This paper argues that the planning of cash transfer (CT) programmes needs to involve more consideration of the country-specific attitudes of elites. It is members of a country’s elites who are often expected to implement – and in the long term, allocate domestic funding to – such programmes.
The paper presents findings from primary research in Malawi that examined elites’ attitudes towards poverty and how to reduce it. It shows that their attitudes – about the risk of dependency among the poor and about direct redistribution being unfair, for example – affect which policies they are willing to support and implement. The findings question the sustainability of Malawi’s CTs beyond donor funding. They suggest there would be more support among Malawi’s elites for other forms of social protection such as public works and strategies that help the poor become economically active.
Fifty-two members of Malawi’s elites took part in semi-structured interviews and 86 completed a questionnaire. The research also involved non-participant observation, and documentary analysis.
Key findings:
Evidence of positive impacts of cash transfers in Malawi is not changing elites’ views of what causes poverty, or producing support for cash transfers. Previous studies have found that Malawi’s cash transfers have led to increased nutrition and food security, local trading, school enrolments and attendance, and household disposable incomes, while substantially lowering teenage marriage and pregnancy rates.
Yet our findings show that Malawi’s elites prefer policies that support those among the poor who can work to help themselves. Many respondents’ ideas about the poor – that they are passive, dependent, and fatalistic – seemed to contribute to a lack of support for social assistance schemes like cash transfers. These were seen as likely to encourage laziness or dependency.
Elites’ perceptions of the causes of poverty
Discussing the causes of poverty, respondents identified the main factors as:
- lack of national economic growth
- low levels of education
- lack of access to productive assets such as land
- behavioural causes, such as a lack of political will to fight poverty and the response of the poor to their own poverty.
Elites’ policy preferences
Most respondents favoured policies that would have wide benefits, or support the ‘active’ poor: micro finance programmes (selected as viable and desirable by 77% of survey respondents), public works programmes (71%) and fertiliser subsidies (59%). Free and universal education (70%) and healthcare (59%) were seen as likely to support people to contribute to national economic growth.
Social protection strategies were far less popular: cash transfers (31%), child benefits (29%) and unemployment insurance (15%) were all rejected by a majority of respondents. Only an old age pension (48%) came close to majority approval. Participants believed recipients ‘consume’ rather than invest cash transfers, and that CTs support the ‘inactive’ poor.
Policies that appeal to respondents across all categories – with the exception of INGOs/donors – appear to be those that address broader development challenges and thus benefit the entire nation, rather than those that target poor individuals. Elites argue that poverty is so widespread that most Malawians can be considered poor. They view assistance targeted at the ‘ultra poor’ – perceived as the ‘inactive’ poor – as unfair.

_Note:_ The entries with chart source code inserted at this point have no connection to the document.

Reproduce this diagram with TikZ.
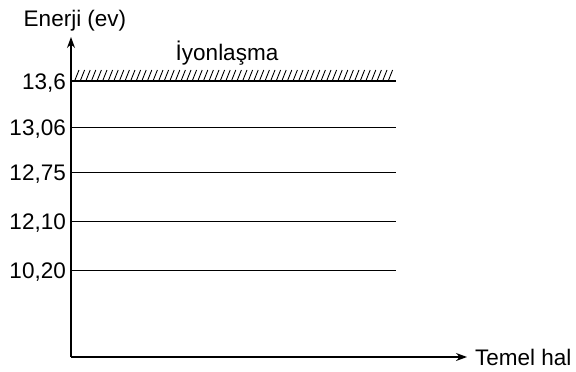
\documentclass[tikz,border=0pt]{standalone}
\usepackage{fontspec}
\setmainfont{Liberation Sans}
\usetikzlibrary{arrows.meta}
\begin{document}
\begin{tikzpicture}[x=1pt,y=-1pt,
  lbl/.style={font=\fontsize{22.5}{27}\selectfont, inner sep=0pt},
  level/.style={line width=1pt},
  axis/.style={line width=1.1pt,-{Stealth[length=11pt,width=8pt]}}]
\useasboundingbox (0,0) rectangle (576,372);
\coordinate (O) at (71,357);
\coordinate (ytop) at (71,37);
\coordinate (xend) at (467,357);
\draw[axis] (O) -- (ytop);
\draw[axis] (O) -- (xend);
\node[lbl, anchor=base west] (xl) at (475,365) {Temel hal};
\node[lbl, anchor=base] (yl) at (75,26) {Enerji (ev)};
\node[lbl, anchor=base] (ion) at (227,60) {İyonlaşma};
% levels
\foreach \v/\y/\n in {13{,}6/81/a,13{,}06/127/b,12{,}75/172/c,12{,}10/221/d,10{,}20/270/e}{
  \node[lbl, anchor=base east] (L\n) at (66,\y+8) {\v};
  \coordinate (S\n) at (71,\y);
  \coordinate (E\n) at (396,\y);
}
\draw[line width=2pt] (Sa) -- (Ea);
\foreach \n in {b,c,d,e}{\draw[level] (S\n) -- (E\n);}
% hatching
\foreach \i in {0,...,56}{
  \draw[line width=0.9pt] (75+5.6*\i,80) -- (79+5.6*\i,70);
}
\end{tikzpicture}
\end{document}
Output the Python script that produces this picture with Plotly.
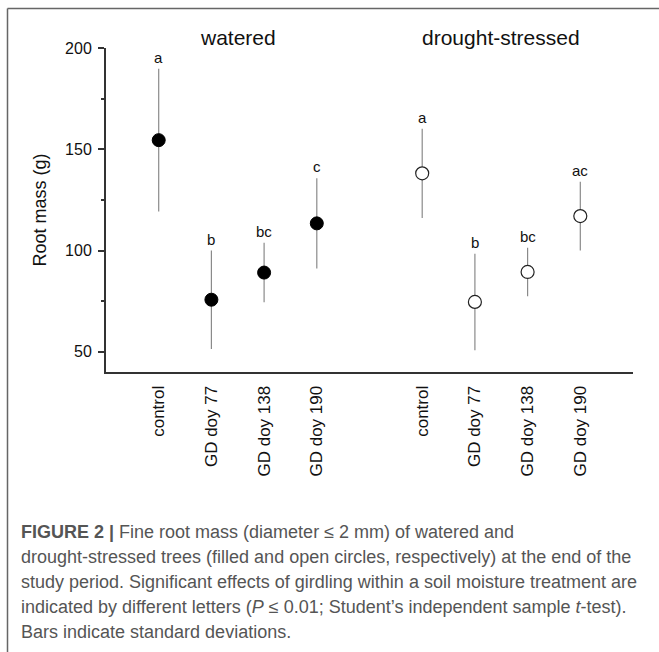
import plotly.graph_objects as go

# ---- data ----
categories = ["control", "GD doy 77", "GD doy 138", "GD doy 190"]
watered_mean = [154.5, 75.7, 89.1, 113.4]
watered_sd = [35.2, 24.3, 14.7, 22.3]
watered_letters = ["a", "b", "bc", "c"]
drought_mean = [138.1, 74.6, 89.4, 117.0]
drought_sd = [22.0, 23.8, 12.0, 17.0]
drought_letters = ["a", "b", "bc", "ac"]
group_titles = ["watered", "drought-stressed"]
y_ticks = [50, 100, 150, 200]
y_minor = [75, 125, 175]

W, H = 659, 652
L, R, T, B = 106, 26, 48, 280

def px(x):
    return (x - L) / (W - L - R)

def py(y):
    return (H - B - y) / (H - T - B)

FONT = "Liberation Sans, Arial, sans-serif"

fig = go.Figure()
fig.add_trace(go.Scatter(
    x=categories, y=watered_mean, mode="markers", xaxis="x", yaxis="y",
    marker=dict(size=13, color="black", line=dict(color="black", width=1)),
    error_y=dict(type="data", array=watered_sd, color="#8a8a8a", thickness=1.2, width=0),
    showlegend=False))
fig.add_trace(go.Scatter(
    x=categories, y=drought_mean, mode="markers", xaxis="x2", yaxis="y",
    marker=dict(size=13, color="white", line=dict(color="#222", width=1.2)),
    error_y=dict(type="data", array=drought_sd, color="#8a8a8a", thickness=1.2, width=0),
    showlegend=False))

ann = []
for xa, means, sds, lets in [("x", watered_mean, watered_sd, watered_letters),
                             ("x2", drought_mean, drought_sd, drought_letters)]:
    for c, m, s, l in zip(categories, means, sds, lets):
        ann.append(dict(x=c, y=m + s, xref=xa, yref="y", text=l, showarrow=False,
                        yanchor="bottom", yshift=1,
                        font=dict(family=FONT, size=15, color="#111")))
for i, t in enumerate(group_titles):
    ann.append(dict(x=0.25 + 0.5 * i, y=py(37.5), xref="paper", yref="paper", text=t,
                    showarrow=False, xanchor="center", yanchor="middle",
                    font=dict(family=FONT, size=21, color="#111")))

caption = [
    "<b>FIGURE 2 |</b> Fine root mass (diameter ≤ 2 mm) of watered and",
    "drought-stressed trees (filled and open circles, respectively) at the end of the",
    "study period. Significant effects of girdling within a soil moisture treatment are",
    "indicated by different letters (<i>P</i> ≤ 0.01; Student’s independent sample <i>t</i>-test).",
    "Bars indicate standard deviations.",
]
for i, line in enumerate(caption):
    ann.append(dict(x=px(19), y=py(532 + 25 * i), xref="paper", yref="paper", text=line,
                    showarrow=False, xanchor="left", yanchor="middle",
                    font=dict(family=FONT, size=18, color="#555")))

shapes = [
    dict(type="line", xref="paper", yref="paper", x0=px(7.5), x1=px(7.5), y0=py(H + 2), y1=py(8.5),
         line=dict(color="#666", width=1.5)),
    dict(type="line", xref="paper", yref="paper", x0=px(7.5), x1=px(W + 2), y0=py(8.5), y1=py(8.5),
         line=dict(color="#666", width=1.5)),
]

xcommon = dict(type="category", categoryorder="array", categoryarray=categories,
               range=[-1, 4], showline=True, linewidth=2, linecolor="#333", ticks="",
               tickangle=-90, ticklabelstandoff=5, showgrid=False, zeroline=False,
               tickfont=dict(family=FONT, size=17, color="#111"),
               anchor="y")

fig.update_layout(
    width=W, height=H, margin=dict(l=L, r=R, t=T, b=B),
    paper_bgcolor="white", plot_bgcolor="white",
    xaxis=dict(domain=[0, 0.5], **xcommon),
    xaxis2=dict(domain=[0.5, 1], **xcommon),
    yaxis=dict(range=[40, 200], tickvals=y_ticks, ticks="outside", ticklen=6, tickwidth=1.5,
               tickcolor="#333", showline=True, linewidth=2, linecolor="#333",
               showgrid=False, zeroline=False, ticklabelstandoff=3,
               minor=dict(tickvals=y_minor, ticks="outside", ticklen=3, tickwidth=1.5, tickcolor="#333"),
               tickfont=dict(family=FONT, size=16, color="#111"),
               title=dict(text="Root mass (g)", standoff=14,
                          font=dict(family=FONT, size=18, color="#111"))),
    annotations=ann, shapes=shapes,
)

fig.write_html("out.html")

Most research participants viewed poverty not as an urgent policy priority, but as a chronic problem that would be solved in the medium to long term by economic development and growth. Many respondents supported this view with the assertion that previous exclusively pro-poor policies had failed.
Policy considerations:
The research highlights the importance of elites’ attitudes in domestic decisions about the allocation of scarce resources. It suggests that:
- Malawi’s elites would be unwilling to prioritise the extra funding needed to extend the cash transfer scheme beyond its pilot phase to make it a sustainable national programme. If CTs were to be domestically funded, respondents would not be willing to increase taxes to pay for them.
- Elites may use their attitudes towards poverty to justify policies that favour particular groups of poor people, such as those considered ‘active’.
- The findings reaffirm the importance of using political analysis to ensure the sustainability of cash transfer programmes, and of domestic ownership for politically viable programming. Lessons from Latin America, where CTs originated, may not be directly applicable to the different contexts in sub-Saharan Africa, such as that of Malawi.
- There is a greater level of vulnerability in many sub-Saharan Africa countries, made worse by HIV/AIDS. Official poverty statistics overlook the vulnerability of many ‘elite’ households, and how close to poverty the ‘non-poor’ are. This has implications for the scope of CT programmes and their potential to be divisive where the margin between recipients and non-recipients is particularly narrow.
- Government capacity to design and implement CTs is weaker in many countries in sub-Saharan Africa. In Malawi, implementation is hindered by poor provision of health and education services that might complement CTs.
- While Latin American CT programmes do not depend on external funding, programmes in sub-Saharan Africa almost always do. Donor-driven CTs in Africa may not reflect domestic priorities, and they appear to be short-term compared to the domestically-funded CTs in Latin America.